Alabama Senator Sessions is known for his strong conservative stances on immigration, crime, drugs and guns. Sessions was the first senator to endorse Trump back in February while other Republican officials were shunning the businessman. Once confirmed by the Senate, Sessions, the top law enforcement official in the country, will be responsible for carrying out the promises Trump made during his campaign regarding enforcement of the law. In addition to enforcing law, Sessions and those who work for him will have influence in shaping federal policies.

U.N. Ambassador: Nikki Haley

As the current governor of South Carolina, Haley was critical of Trump during his presidential campaign, primarily against his unwillingness to condemn white supremacy groups. Trump responded by calling Haley, who is the daughter of Indian immigrants, weak on her illegal immigration stance. Haley has had little foreign experience, but former U.N. Ambassador John D. Negroponte said she was an “intriguing and very good choice.”

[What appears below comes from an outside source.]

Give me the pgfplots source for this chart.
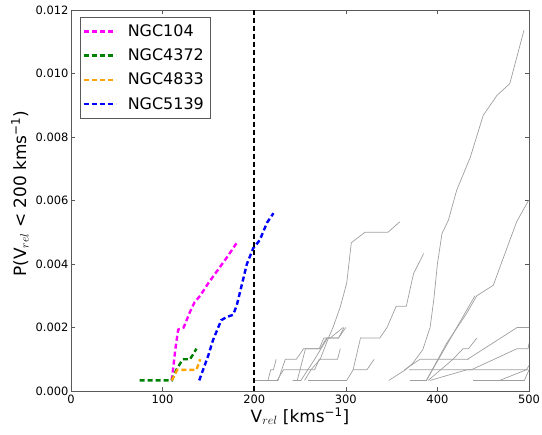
\documentclass[border=0pt]{standalone}
\usepackage{pgfplots}
\pgfplotsset{compat=1.18}
\usepackage{fontspec}
\setmainfont{DejaVu Sans}
\definecolor{mplorange}{HTML}{FFA500}
\definecolor{mplgreen}{HTML}{008000}
\definecolor{mplmagenta}{HTML}{FF00FF}
\definecolor{mplblue}{HTML}{0000FF}
\begin{document}
\begin{tikzpicture}
\useasboundingbox (-71bp,-44bp) rectangle (471bp,391bp);
\begin{axis}[
  at={(0,0)}, anchor=south west,
  scale only axis, width=458bp, height=381bp,
  xmin=0, xmax=500, ymin=0, ymax=0.012,
  xtick={0,100,200,300,400,500},
  ytick={0,0.002,0.004,0.006,0.008,0.010,0.012},
  scaled y ticks=false,
  yticklabel style={/pgf/number format/fixed,/pgf/number format/precision=3,/pgf/number format/fixed zerofill, xshift=1bp},
  /pgf/number format/assume math mode=true,
  tick label style={font=\fontsize{11.5}{13}\selectfont},
  tick align=inside, tick pos=both, major tick length=4bp,
  axis line style={gray!70!black, line width=0.8bp},
  every tick/.style={gray!70!black, line width=0.6bp},
  xlabel={V$_{rel}$ [kms\textsuperscript{−1}]},
  ylabel={P(V$_{rel}$ < 200 kms\textsuperscript{−1})},
  label style={font=\fontsize{17}{19}\selectfont},
  xlabel style={at={(axis description cs:0.5,0)}, anchor=north, yshift=-13bp},
  ylabel style={at={(axis description cs:0,0.518)}, anchor=center, yshift=51bp},
  clip=true,
  legend style={at={(axis description cs:0.0197,0.9816)}, anchor=north west, draw=gray!70!black, line width=0.8bp,
    font=\fontsize{16}{18}\selectfont, row sep=6.8bp, inner xsep=2bp, inner ysep=5.5bp,
    nodes={inner xsep=5bp}},
  legend cell align=left,
  legend image code/.code={\draw[#1] (0bp,0bp) -- (32bp,0bp); \path (38bp,0bp);},
  grey/.style={gray!75, line width=0.7bp, forget plot},
  cl/.style={line width=2.4bp, dash pattern=on 5bp off 3bp},
]
% grey lines
\addplot[grey] coordinates {(201,0.000333)(215,0.000333)(218,0.000667)(221,0.000667)(224,0.001)};
\addplot[grey] coordinates {(215,0.000333)(226,0.000333)(230,0.000667)(234,0.001)(246,0.001)(254,0.001333)(272,0.001333)(279,0.001667)(292,0.001667)(298,0.002)};
\addplot[grey] coordinates {(225,0.000333)(232,0.000667)(266,0.000667)(271,0.001)(291,0.001)(294,0.001333)};
\addplot[grey] coordinates {(242,0.000333)(247,0.000333)(256,0.001333)(271,0.001333)(276,0.001667)(283,0.001667)(297,0.002)};
\addplot[grey] coordinates {(247,0.000333)(251,0.000333)(266,0.001)(280,0.001667)(292,0.001667)(300,0.002)};
\addplot[grey] coordinates {(259,0.000333)(301,0.000333)(308,0.000667)(316,0.001667)(337,0.001667)(345,0.002)(355,0.002667)(366,0.002667)(374,0.0037)(385,0.00433)};
\addplot[grey] coordinates {(308,0.000667)(323,0.000667)(331,0.001)};
\addplot[grey] coordinates {(255,0.000333)(262,0.000667)(272,0.001)(281,0.001667)(286,0.002)(294,0.00265)(301,0.0034)(306,0.00467)(321,0.005)(346,0.005)(359,0.00533)};
\addplot[grey] coordinates {(347,0.000333)(365,0.000667)(373,0.00087)(384,0.0013)(392,0.002)(396,0.00286)(400,0.004)(405,0.00496)(412,0.00538)(421,0.00632)(436,0.00737)(450,0.00868)(465,0.00931)(479,0.00968)(494.5,0.01136)};
\addplot[grey] coordinates {(388,0.000333)(410,0.0015)(432,0.00245)(443,0.003)(461,0.00333)(486.5,0.00533)(499.5,0.006)};
\addplot[grey] coordinates {(370,0.000333)(388,0.000333)(441,0.003)};
\addplot[grey] coordinates {(390,0.000333)(417,0.001)(428,0.001333)(434,0.001333)(443,0.001667)};
\addplot[grey] coordinates {(392,0.000333)(432,0.000667)(499,0.000667)};
\addplot[grey] coordinates {(364,0.000667)(381,0.001)(434,0.001)};
\addplot[grey] coordinates {(369,0.000667)(437,0.000667)(487,0.001333)(499,0.001333)(500,0.0015)};
\addplot[grey] coordinates {(433,0.001)(487,0.002)(500,0.002)};
\addplot[grey] coordinates {(439,0.000333)(495,0.000333)(500,0.000667)};
\addplot[grey] coordinates {(468,0.000333)(497,0.000667)(500,0.0008)};
% coloured
\addplot[cl, mplmagenta] coordinates {(110,0.000333)(114,0.001333)(117,0.001933)(123,0.002)(130,0.0025)(135,0.0028)(141,0.003)(150,0.0034)(160,0.0038)(170,0.0042)(181,0.004667)};
\addlegendentry{NGC104}
\addplot[cl, mplgreen] coordinates {(75,0.000333)(110,0.000333)(115,0.000667)(122,0.001)(130,0.001)(137,0.001333)};
\addlegendentry{NGC4372}
\addplot[cl, mplorange] coordinates {(110,0.000333)(116,0.000667)(137,0.000667)(141,0.001)};
\addlegendentry{NGC4833}
\addplot[cl, mplblue] coordinates {(140,0.000333)(150,0.00113)(155,0.0016)(164,0.00223)(170,0.00233)(177,0.0024)(181,0.0027)(192,0.004)(199,0.0045)(206,0.00475)(214,0.0053)(221,0.0056)};
\addlegendentry{NGC5139}
\addplot[black, line width=2.4bp, dash pattern=on 5bp off 3bp, forget plot] coordinates {(200,0)(200,0.012)};
\end{axis}
\end{tikzpicture}
\end{document}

Secretary of Education: Betsy DeVos

DeVos is a former chairwoman of the Republican National Committee and a strong proponent of charter schools. Publicly funded, charter schools run independently of school boards and teachers unions. Additionally, DeVos advocates for the voucher program, which applies tax credits to private school tuition for students. However, critics such as Lily Eskelsen Garcia, the president of the National Education Association, said that DeVos has supported failing schemes, referencing the voucher program.

* All information comes from The New York Times.